It's Sunday. I didn't work today so I cooked breakfast: cinnamon rolls (not from scratch, sorry), and bacon. On the end of my kitchen counter is a TV with a DVD player, and on Sunday mornings, I treat myself and cook with Julia Child. Christmas before last, my husband gave me the two DVD sets that are available with episodes from her series, The French Chef. I love these DVDs because I enjoy watching Julia make recipes I would never try (terrines) and some I would try, like today's crepes. I also hate the DVDs because they are divided up by type of recipe--Starters, Main Courses, Desserts--and not arranged chronologically. You can go from watching a black and white early episode, to a later episode in color, and then back to balck and white. There were originally 134 episodes of this show, the first 13 of which were lost. So I only have 36 out of the remaining 121 on these two DVD sets. I would quickly fork out bundles of money for a complete, chronological set of The French Chef, but for now I make due with what there is. I love the fact that Julia is messy, drops things, and doesn't always worry about the final presentation of a dish.
Because I work in a bookstore, it's easy for me to see how media exposure drives book sales. As soon as the movie Julie & Julia came out, sales of Julia Child's books increased dramatically. We couldn't keep copies of Mastering the Art of French Cooking in stock because everyone wanted. Julie Powell made cooking from it seem so attractive. I sold it to one woman who bought it simply so she could learn to make a bechemal sauce. There are cheaper and quicker ways to get your hands on the recipe and technique of making bechemal sauce, but I certainly understand the attraction of having Julia teach you how. When I was a child back in the 1960s, I learn to cook from my mother--and from watching Julia Child.
I own both hardcover volumes of Mastering the Art of French Cooking (I paid $2.50 for each at a sidewalk sale outside a cooking store a long time ago), but I confess I never use them to cook with. They certainly are the foundation of the way Julia Child built her approach to cooking, but I prefer the more Americanized versions of her recipes: Julia in later life.
When my daughter Emily, was a toddler, she loved watching cooking shows. She was fascinating with what the hands were stirring and making. She loved to watch Julia and Jacques Pepin when their show, Cooking at Home, was on the air: "Mommy!
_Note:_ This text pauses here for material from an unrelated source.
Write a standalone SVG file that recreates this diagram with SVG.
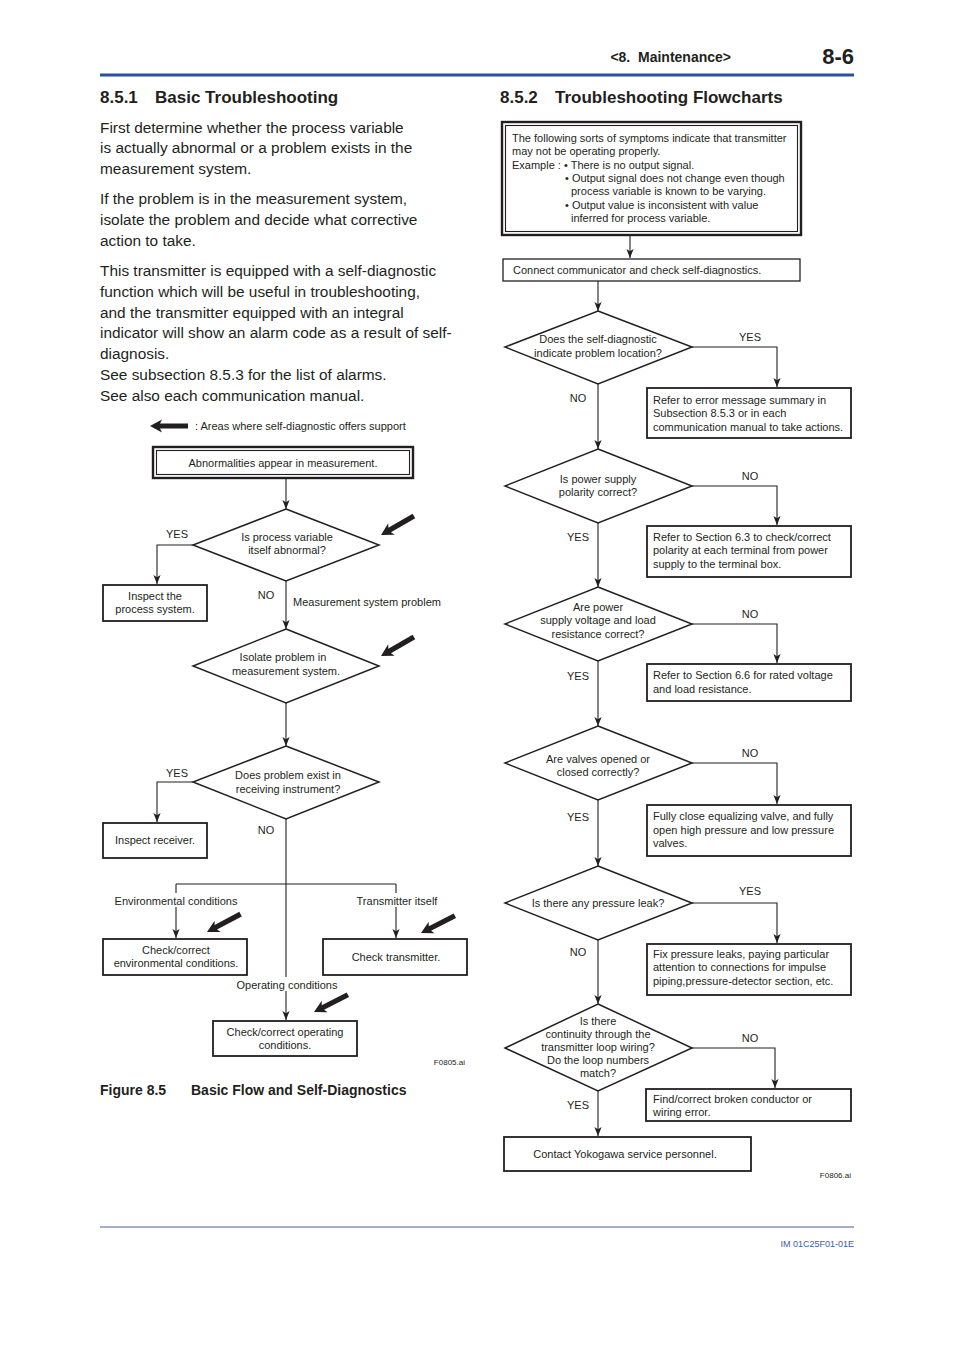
<svg xmlns="http://www.w3.org/2000/svg" width="954" height="1350" viewBox="0 0 954 1350">
<style>
text{font-family:"Liberation Sans",Arial,sans-serif;fill:#231f20}
.t{font-size:11px}
.c{text-anchor:middle}
.body{font-size:15.4px}
.h{font-size:17px;font-weight:bold}
.box{fill:#fff;stroke:#231f20;stroke-width:1.8}
.dia{fill:#fff;stroke:#231f20;stroke-width:1.5}
.ln{fill:none;stroke:#231f20;stroke-width:1.1}
.ar{marker-end:url(#ah)}
.big{fill:#231f20}
.bg{fill:#fff}
</style>
<defs>
<marker id="ah" markerUnits="userSpaceOnUse" viewBox="0 0 10 8" refX="10" refY="4" markerWidth="9" markerHeight="8" orient="auto">
<path d="M0,0 L10,4 L0,8 L2.5,4 z" fill="#231f20"/>
</marker>
<path id="bigarrow" d="M0,0 L-12,-6.5 L-10,-2.6 L-38,-2.6 L-38,2.6 L-10,2.6 L-12,6.5 z"/>
</defs>
<rect width="954" height="1350" fill="#fff"/>

<!-- header -->
<text x="731" y="62" font-size="14" font-weight="bold" text-anchor="end" xml:space="preserve">&lt;8.  Maintenance&gt;</text>
<text x="854" y="64" font-size="22" font-weight="bold" text-anchor="end">8-6</text>
<rect x="100" y="73.5" width="754" height="3" fill="#2c4ea2"/>
<text x="100" y="103" class="h">8.5.1</text>
<text x="155" y="103" class="h">Basic Troubleshooting</text>
<text x="500" y="103" class="h">8.5.2</text>
<text x="555" y="103" class="h">Troubleshooting Flowcharts</text>

<!-- body text -->
<g class="body">
<text x="100" y="133" class="body">First determine whether the process variable</text>
<text x="100" y="153" class="body">is actually abnormal or a problem exists in the</text>
<text x="100" y="174" class="body">measurement system.</text>
<text x="100" y="204" class="body">If the problem is in the measurement system,</text>
<text x="100" y="225" class="body">isolate the problem and decide what corrective</text>
<text x="100" y="246" class="body">action to take.</text>
<text x="100" y="276" class="body">This transmitter is equipped with a self-diagnostic</text>
<text x="100" y="297" class="body">function which will be useful in troubleshooting,</text>
<text x="100" y="318" class="body">and the transmitter equipped with an integral</text>
<text x="100" y="338" class="body">indicator will show an alarm code as a result of self-</text>
<text x="100" y="359" class="body">diagnosis.</text>
<text x="100" y="380" class="body">See subsection 8.5.3 for the list of alarms.</text>
<text x="100" y="401" class="body">See also each communication manual.</text>
</g>

<!-- LEFT FLOWCHART: connectors -->
<g id="left-connectors">
<path class="ln ar" d="M286,478 V509"/>
<path class="ln ar" d="M193,545 H157 V584"/>
<path class="ln ar" d="M286,581 V629"/>
<path class="ln ar" d="M286,703 V746"/>
<path class="ln ar" d="M193,782 H157 V822"/>
<path class="ln ar" d="M286,819 V1020"/>
<path class="ln" d="M176,884 H396"/>
<path class="ln ar" d="M176,884 V938"/>
<path class="ln ar" d="M396,884 V938"/>
</g>
<g id="left-labels" class="t">
<text x="177" y="538" class="t c">YES</text>
<text x="266" y="599" class="t c">NO</text>
<text x="293" y="606" class="t">Measurement system problem</text>
<text x="177" y="777" class="t c">YES</text>
<text x="266" y="834" class="t c">NO</text>
<rect class="bg" x="112" y="893" width="128" height="14"/>
<text x="176" y="905" class="t c">Environmental conditions</text>
<rect class="bg" x="354" y="893" width="86" height="14"/>
<text x="397" y="905" class="t c">Transmitter itself</text>
<rect class="bg" x="234" y="977" width="106" height="14"/>
<text x="287" y="989" class="t c">Operating conditions</text>
</g>

<g id="legend">
<use href="#bigarrow" class="big" transform="translate(150,426) rotate(180)"/>
<text x="195" y="430" class="t">: Areas where self-diagnostic offers support</text>
</g>

<g id="n-abnormal">
<rect x="153" y="447" width="260" height="31" fill="#fff" stroke="#231f20" stroke-width="2.4"/>
<rect x="156.5" y="450.5" width="253" height="24" fill="none" stroke="#231f20" stroke-width="1.1"/>
<text x="283" y="467" class="t c">Abnormalities appear in measurement.</text>
</g>
<g id="n-pv">
<polygon class="dia" points="286,509 379,545 286,581 193,545"/>
<text x="287" y="541" class="t c">Is process variable</text>
<text x="287" y="554" class="t c">itself abnormal?</text>
<use href="#bigarrow" class="big" transform="translate(381,535) rotate(150)"/>
</g>
<g id="n-inspect-process">
<rect class="box" x="103" y="585" width="104" height="36"/>
<text x="155" y="600" class="t c">Inspect the</text>
<text x="155" y="613" class="t c">process system.</text>
</g>
<g id="n-isolate">
<polygon class="dia" points="286,629 379,666 286,703 193,666"/>
<text x="283" y="661" class="t c">Isolate problem in</text>
<text x="286" y="675" class="t c">measurement system.</text>
<use href="#bigarrow" class="big" transform="translate(381,656) rotate(150)"/>
</g>
<g id="n-receiving">
<polygon class="dia" points="286,746 379,782 286,819 193,782"/>
<text x="288" y="779" class="t c">Does problem exist in</text>
<text x="288" y="793" class="t c">receiving instrument?</text>
</g>
<g id="n-inspect-receiver">
<rect class="box" x="103" y="823" width="104" height="35"/>
<text x="155" y="844" class="t c">Inspect receiver.</text>
</g>
<g id="n-env">
<rect class="box" x="103" y="939" width="144" height="36"/>
<text x="176" y="954" class="t c">Check/correct</text>
<text x="176" y="967" class="t c">environmental conditions.</text>
<use href="#bigarrow" class="big" transform="translate(207,932) rotate(152)"/>
</g>
<g id="n-transmitter">
<rect class="box" x="323" y="939" width="144" height="36"/>
<text x="396" y="961" class="t c">Check transmitter.</text>
<use href="#bigarrow" class="big" transform="translate(421,933) rotate(153)"/>
</g>
<g id="n-operating">
<rect class="box" x="213" y="1021" width="144" height="35"/>
<text x="285" y="1036" class="t c">Check/correct operating</text>
<text x="285" y="1049" class="t c">conditions.</text>
<use href="#bigarrow" class="big" transform="translate(314,1012) rotate(153)"/>
</g>
<text x="465" y="1065" font-size="8" text-anchor="end">F0805.ai</text>
<text x="100" y="1095" font-size="14" font-weight="bold">Figure 8.5</text>
<text x="191" y="1095" font-size="14" font-weight="bold">Basic Flow and Self-Diagnostics</text>

<!-- RIGHT FLOWCHART: connectors -->
<g id="right-connectors">
<path class="ln ar" d="M630,235 V258"/>
<path class="ln ar" d="M598,281 V311"/>
<path class="ln ar" d="M692,347 H777 V387"/>
<path class="ln ar" d="M598,384 V449"/>
<path class="ln ar" d="M692,486 H777 V525"/>
<path class="ln ar" d="M598,523 V587"/>
<path class="ln ar" d="M692,624 H777 V663"/>
<path class="ln ar" d="M598,661 V726"/>
<path class="ln ar" d="M692,763 H777 V804"/>
<path class="ln ar" d="M598,800 V866"/>
<path class="ln ar" d="M692,903 H777 V943"/>
<path class="ln ar" d="M598,940 V1004"/>
<path class="ln ar" d="M692,1048 H775 V1088"/>
<path class="ln ar" d="M598,1091 V1136"/>
</g>
<g id="right-labels">
<text x="750" y="341" class="t c">YES</text>
<text x="578" y="402" class="t c">NO</text>
<text x="750" y="480" class="t c">NO</text>
<text x="578" y="541" class="t c">YES</text>
<text x="750" y="618" class="t c">NO</text>
<text x="578" y="680" class="t c">YES</text>
<text x="750" y="757" class="t c">NO</text>
<text x="578" y="821" class="t c">YES</text>
<text x="750" y="895" class="t c">YES</text>
<text x="578" y="956" class="t c">NO</text>
<text x="750" y="1042" class="t c">NO</text>
<text x="578" y="1109" class="t c">YES</text>
</g>

<g id="r-symptoms">
<rect x="502" y="122" width="299" height="113" fill="#fff" stroke="#231f20" stroke-width="2.4"/>
<rect x="505.5" y="125.5" width="292" height="106" fill="none" stroke="#231f20" stroke-width="1.1"/>
<text x="512" y="142" class="t">The following sorts of symptoms indicate that transmitter</text>
<text x="512" y="155" class="t">may not be operating properly.</text>
<text x="512" y="169" class="t">Example : • There is no output signal.</text>
<text x="565" y="182" class="t">• Output signal does not change even though</text>
<text x="571" y="195" class="t">process variable is known to be varying.</text>
<text x="565" y="209" class="t">• Output value is inconsistent with value</text>
<text x="571" y="222" class="t">inferred for process variable.</text>
</g>
<g id="r-connect">
<rect x="503" y="259" width="297" height="22" fill="#fff" stroke="#231f20" stroke-width="1.3"/>
<text x="513" y="274" class="t">Connect communicator and check self-diagnostics.</text>
</g>
<g id="r-q1">
<polygon class="dia" points="598,311 692,347 598,384 505,347"/>
<text x="598" y="343" class="t c">Does the self-diagnostic</text>
<text x="598" y="357" class="t c">indicate problem location?</text>
</g>
<g id="r-a1">
<rect class="box" x="647" y="388" width="204" height="50"/>
<text x="653" y="404" class="t">Refer to error message summary in</text>
<text x="653" y="417" class="t">Subsection 8.5.3 or in each</text>
<text x="653" y="431" class="t">communication manual to take actions.</text>
</g>
<g id="r-q2">
<polygon class="dia" points="598,449 692,486 598,523 505,486"/>
<text x="598" y="483" class="t c">Is power supply</text>
<text x="598" y="496" class="t c">polarity correct?</text>
</g>
<g id="r-a2">
<rect class="box" x="647" y="526" width="204" height="51"/>
<text x="653" y="541" class="t">Refer to Section 6.3 to check/correct</text>
<text x="653" y="554" class="t">polarity at each terminal from power</text>
<text x="653" y="568" class="t">supply to the terminal box.</text>
</g>
<g id="r-q3">
<polygon class="dia" points="598,587 692,624 598,661 505,624"/>
<text x="598" y="611" class="t c">Are power</text>
<text x="598" y="624" class="t c">supply voltage and load</text>
<text x="598" y="638" class="t c">resistance correct?</text>
</g>
<g id="r-a3">
<rect class="box" x="647" y="664" width="204" height="37"/>
<text x="653" y="679" class="t">Refer to Section 6.6 for rated voltage</text>
<text x="653" y="693" class="t">and load resistance.</text>
</g>
<g id="r-q4">
<polygon class="dia" points="598,726 692,763 598,800 505,763"/>
<text x="598" y="763" class="t c">Are valves opened or</text>
<text x="598" y="776" class="t c">closed correctly?</text>
</g>
<g id="r-a4">
<rect class="box" x="647" y="805" width="204" height="51"/>
<text x="653" y="820" class="t">Fully close equalizing valve, and fully</text>
<text x="653" y="834" class="t">open high pressure and low pressure</text>
<text x="653" y="847" class="t">valves.</text>
</g>
<g id="r-q5">
<polygon class="dia" points="598,866 692,903 598,940 505,903"/>
<text x="598" y="907" class="t c">Is there any pressure leak?</text>
</g>
<g id="r-a5">
<rect class="box" x="647" y="944" width="204" height="51"/>
<text x="653" y="958" class="t">Fix pressure leaks, paying particular</text>
<text x="653" y="971" class="t">attention to connections for impulse</text>
<text x="653" y="985" class="t">piping,pressure-detector section, etc.</text>
</g>
<g id="r-q6">
<polygon class="dia" points="598,1004 692,1048 598,1091 505,1048"/>
<text x="598" y="1025" class="t c">Is there</text>
<text x="598" y="1038" class="t c">continuity through the</text>
<text x="598" y="1051" class="t c">transmitter loop wiring?</text>
<text x="598" y="1064" class="t c">Do the loop numbers</text>
<text x="598" y="1077" class="t c">match?</text>
</g>
<g id="r-a6">
<rect class="box" x="646" y="1089" width="205" height="32"/>
<text x="653" y="1103" class="t">Find/correct broken conductor or</text>
<text x="653" y="1116" class="t">wiring error.</text>
</g>
<g id="r-contact">
<rect class="box" x="504" y="1137" width="247" height="34"/>
<text x="625" y="1158" class="t c">Contact Yokogawa service personnel.</text>
</g>
<text x="851" y="1178" font-size="8" text-anchor="end">F0806.ai</text>

<!-- footer -->
<rect x="100" y="1226.5" width="754" height="1" fill="#4a5f9e"/>
<text x="854" y="1247" font-size="9" text-anchor="end" style="fill:#3a5bb0">IM 01C25F01-01E</text>
</svg>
The people who talk funny are on!" She thought Julia Child was from France too. Two of our favorite recipes for Sunday dinner come from that book: Roast Chicken (Jacques's version) and Scalloped Potatoes (Julia's Pommes des Terre Dauphinoise). I have never made scalloped potatoes as good as my mother-in-law's, but Julia's recipe fixed the mistakes I was making, and produced a recipe my husband found to be different than his mother's but "Very good!" The book is laid out with Julia and Jacques's recipes for the same basic dish side-by-side, and I often end up somewhere in the middle. But I have never made a bad recipe from this book.
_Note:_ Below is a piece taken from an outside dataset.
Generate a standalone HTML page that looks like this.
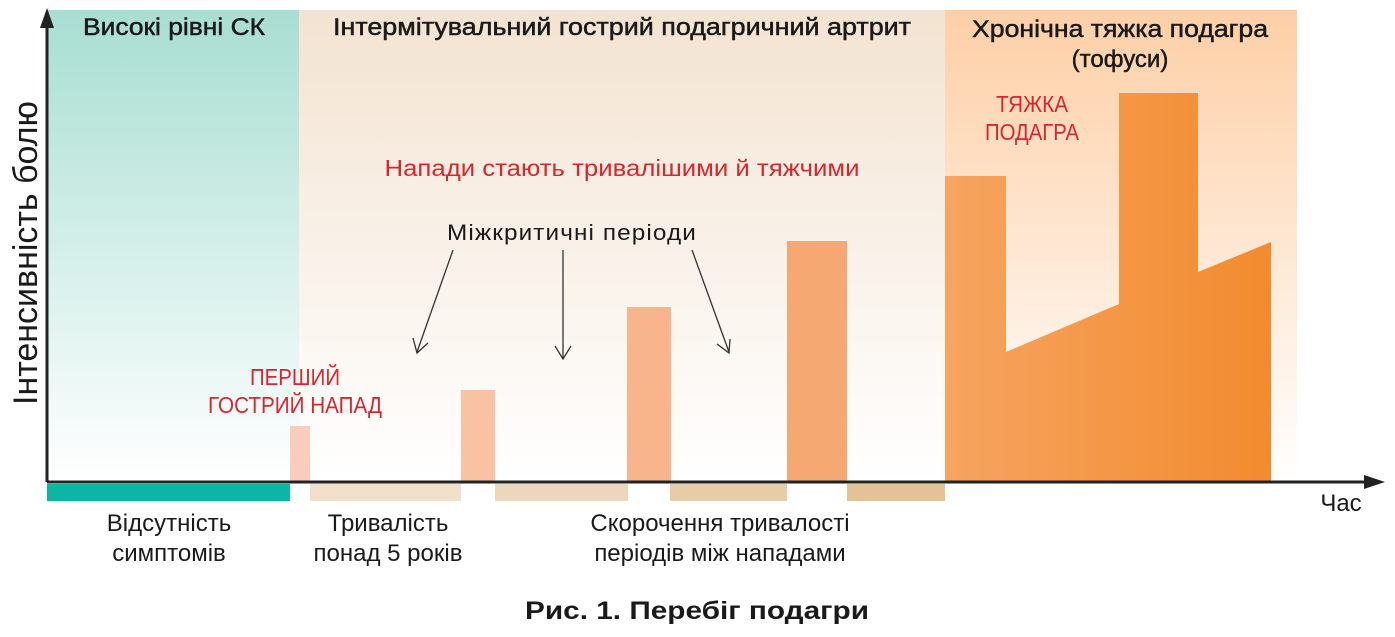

The other book I use is Baking with Julia, based on a TV series Julia did baking with famous chefs such as Lora Brody, Martha Stewart, Marion Cunningham, and Nancy Silverton. Some of the recipes in this collection are completely over the top such as Martha Stewart's for a three-tiered almond wedding cake with meringue and apricot glaze between the layers, frosted with rum buttercream, and decorated with marzipan fruit. Other recipes are fabulous such as the Danish Braid (I made it with the apricot filling), or the White Loaves. This latter recipe produces two magnificent loaves of bread that toast beautifully. That probably has something to do with the half a stick of softened butter that is beaten in as the last step of making the dough. The recipe says that the "mountainous loaves" are four and half inches high. The two I made this week topped out at six inches!
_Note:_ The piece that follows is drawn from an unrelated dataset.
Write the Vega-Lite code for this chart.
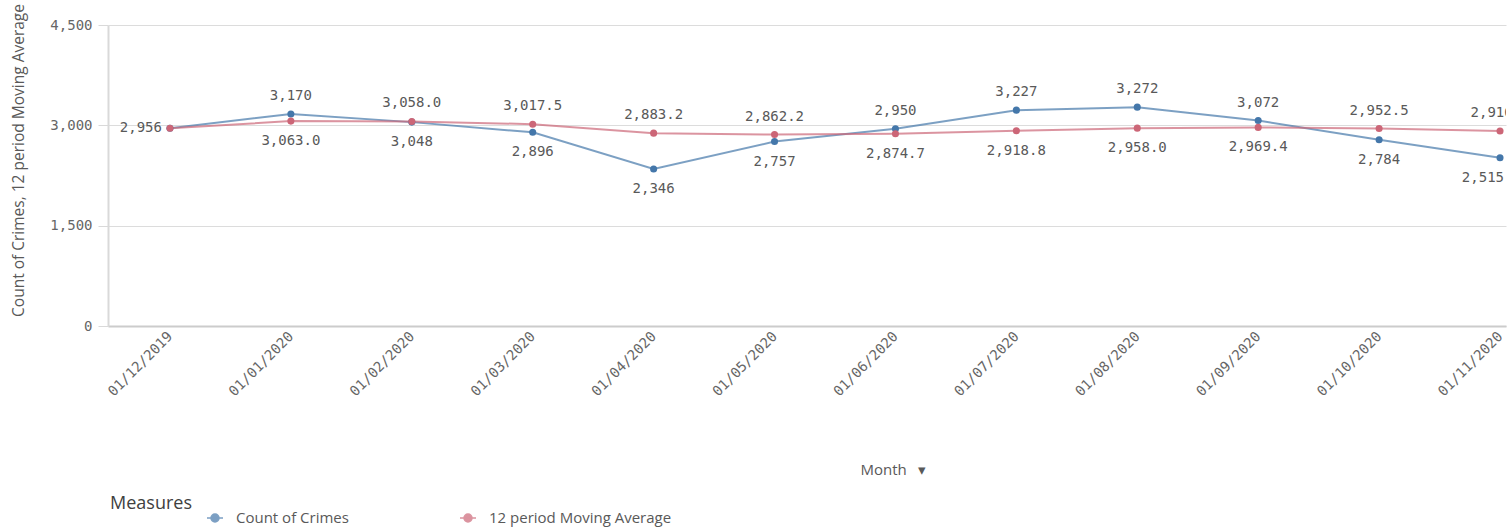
{
  "$schema": "https://vega.github.io/schema/vega-lite/v6.json",
  "width": 1398,
  "height": 301,
  "autosize": {"type": "none"},
  "padding": {"left": 108, "top": 25, "right": 5, "bottom": 203},
  "background": "white",
  "config": {"view": {"stroke": null}, "font": "Open Sans"},
  "data": {
    "values": [
      {"month": "01/12/2019", "measure": "Count of Crimes", "value": 2956},
      {"month": "01/01/2020", "measure": "Count of Crimes", "value": 3170},
      {"month": "01/02/2020", "measure": "Count of Crimes", "value": 3048},
      {"month": "01/03/2020", "measure": "Count of Crimes", "value": 2896},
      {"month": "01/04/2020", "measure": "Count of Crimes", "value": 2346},
      {"month": "01/05/2020", "measure": "Count of Crimes", "value": 2757},
      {"month": "01/06/2020", "measure": "Count of Crimes", "value": 2950},
      {"month": "01/07/2020", "measure": "Count of Crimes", "value": 3227},
      {"month": "01/08/2020", "measure": "Count of Crimes", "value": 3272},
      {"month": "01/09/2020", "measure": "Count of Crimes", "value": 3072},
      {"month": "01/10/2020", "measure": "Count of Crimes", "value": 2784},
      {"month": "01/11/2020", "measure": "Count of Crimes", "value": 2515},
      {"month": "01/12/2019", "measure": "12 period Moving Average", "value": 2956},
      {"month": "01/01/2020", "measure": "12 period Moving Average", "value": 3063.0},
      {"month": "01/02/2020", "measure": "12 period Moving Average", "value": 3058.0},
      {"month": "01/03/2020", "measure": "12 period Moving Average", "value": 3017.5},
      {"month": "01/04/2020", "measure": "12 period Moving Average", "value": 2883.2},
      {"month": "01/05/2020", "measure": "12 period Moving Average", "value": 2862.2},
      {"month": "01/06/2020", "measure": "12 period Moving Average", "value": 2874.7},
      {"month": "01/07/2020", "measure": "12 period Moving Average", "value": 2918.8},
      {"month": "01/08/2020", "measure": "12 period Moving Average", "value": 2958.0},
      {"month": "01/09/2020", "measure": "12 period Moving Average", "value": 2969.4},
      {"month": "01/10/2020", "measure": "12 period Moving Average", "value": 2952.5},
      {"month": "01/11/2020", "measure": "12 period Moving Average", "value": 2916.1}
    ]
  },
  "transform": [
    {"joinaggregate": [{"op": "max", "field": "value", "as": "vmax"}, {"op": "min", "field": "value", "as": "vmin"}], "groupby": ["month"]},
    {"calculate": "datum.measure === 'Count of Crimes' ? format(datum.value, ',') : format(datum.value, ',.1f')", "as": "label"}
  ],
  "encoding": {
    "x": {
      "field": "month",
      "type": "ordinal",
      "scale": {
        "type": "point",
        "domain": ["01/12/2019", "01/01/2020", "01/02/2020", "01/03/2020", "01/04/2020", "01/05/2020", "01/06/2020", "01/07/2020", "01/08/2020", "01/09/2020", "01/10/2020", "01/11/2020"],
        "padding": 0.281,
        "align": 0.912
      },
      "axis": {
        "title": "Month\u00a0\u00a0\u00a0▾",
        "titleFont": "Open Sans",
        "titleFontSize": 15,
        "titleFontWeight": "normal",
        "titleColor": "#595959",
        "titleX": 752,
        "titleY": 148,
        "titleAlign": "left",
        "titleBaseline": "alphabetic",
        "labelAngle": -45,
        "labelAlign": "right",
        "labelBaseline": "middle",
        "labelFont": "DejaVu Sans Mono",
        "labelFontSize": 14,
        "labelColor": "#666666",
        "labelPadding": 8,
        "ticks": false,
        "domainColor": "#cccccc",
        "domainWidth": 2,
        "grid": false
      }
    },
    "y": {
      "field": "value",
      "type": "quantitative",
      "scale": {"domain": [0, 4500], "nice": false},
      "axis": {
        "title": "Count of Crimes, 12 period Moving Average",
        "titleFont": "Open Sans",
        "titleFontSize": 15.5,
        "titleFontWeight": "normal",
        "titleColor": "#595959",
        "titleX": -90,
        "titleY": 135,
        "titleAngle": -90,
        "titleAlign": "center",
        "titleBaseline": "middle",
        "values": [0, 1500, 3000, 4500],
        "format": ",.0f",
        "labelFont": "DejaVu Sans Mono",
        "labelFontSize": 14,
        "labelColor": "#666666",
        "labelPadding": 6,
        "tickSize": 10,
        "tickColor": "#d9d9d9",
        "domainColor": "#d9d9d9",
        "domainWidth": 2,
        "grid": true,
        "gridColor": "#dcdcdc"
      }
    },
    "color": {
      "field": "measure",
      "type": "nominal",
      "scale": {"domain": ["Count of Crimes", "12 period Moving Average"], "range": ["#4477aa", "#cc6677"]},
      "legend": {
        "title": "Measures",
        "orient": "none",
        "direction": "horizontal",
        "legendX": 2,
        "legendY": 484,
        "titleOrient": "left",
        "titleAnchor": "start",
        "titleBaseline": "alphabetic",
        "titleFont": "Open Sans",
        "titleFontSize": 18,
        "titleFontWeight": "normal",
        "titleColor": "#404040",
        "titlePadding": 14,
        "labelFont": "Open Sans",
        "labelFontSize": 15,
        "labelColor": "#595959",
        "labelOffset": 12,
        "labelLimit": 400,
        "columnPadding": 108,
        "symbolType": "M-1,0L1,0M-0.5,0A0.5,0.5,0,1,1,0.5,0A0.5,0.5,0,1,1,-0.5,0Z",
        "symbolSize": 256,
        "encode": {
          "symbols": {
            "update": {
              "stroke": {"scale": "color", "field": "value"},
              "fill": {"scale": "color", "field": "value"},
              "strokeWidth": {"value": 2},
              "opacity": {"value": 1}
            }
          }
        }
      }
    }
  },
  "layer": [
    {"mark": {"type": "line", "strokeWidth": 2, "opacity": 0.7, "clip": true}},
    {"mark": {"type": "point", "filled": true, "size": 50, "opacity": 1, "clip": true}},
    {
      "transform": [{"filter": "datum.vmax != datum.vmin && datum.value == datum.vmax"}],
      "mark": {"type": "text", "font": "DejaVu Sans Mono", "fontSize": 14, "baseline": "middle", "dy": -18, "clip": true},
      "encoding": {"text": {"field": "label"}, "color": {"value": "#595959"}}
    },
    {
      "transform": [{"filter": "datum.vmax != datum.vmin && datum.value == datum.vmin && datum.month != '01/11/2020'"}],
      "mark": {"type": "text", "font": "DejaVu Sans Mono", "fontSize": 14, "baseline": "middle", "dy": 20, "clip": true},
      "encoding": {"text": {"field": "label"}, "color": {"value": "#595959"}}
    },
    {
      "transform": [{"filter": "datum.vmax != datum.vmin && datum.value == datum.vmin && datum.month == '01/11/2020'"}],
      "mark": {"type": "text", "font": "DejaVu Sans Mono", "fontSize": 14, "baseline": "middle", "align": "right", "dx": 4, "dy": 20, "clip": true},
      "encoding": {"text": {"field": "label"}, "color": {"value": "#595959"}}
    },
    {
      "transform": [{"filter": "datum.vmax == datum.vmin && datum.measure == 'Count of Crimes'"}],
      "mark": {"type": "text", "font": "DejaVu Sans Mono", "fontSize": 14, "baseline": "middle", "align": "right", "dx": -8, "clip": true},
      "encoding": {"text": {"field": "label"}, "color": {"value": "#595959"}}
    }
  ]
}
And when I want an older, basic recipe, I tend to go back to The French Chef Cookbook, that has the recipes, chronologically, from the original series. My mother and I watched Julia make Beef Bourguignon with its Onion and Mushroom Garniture (Episode 96), and we bought the ingredients and made it soon afterwards. For years it was my requested birthday dinner. These recipes teach basic techniques and are aimed more towards how America cooked (at least in the 1960s) than the recipes in Mastering the Art of French Cooking.
So if you are inspired to cook with Julia, take a look at all the different books she has on the shelf in the bookstore, and don't automatically head for the bright blue cover of her original gem. Take time to find the one that's right for you. And if you want a good look at how cooking television used to be before being FoodNetworkicized, I highly recommend the DVD sets.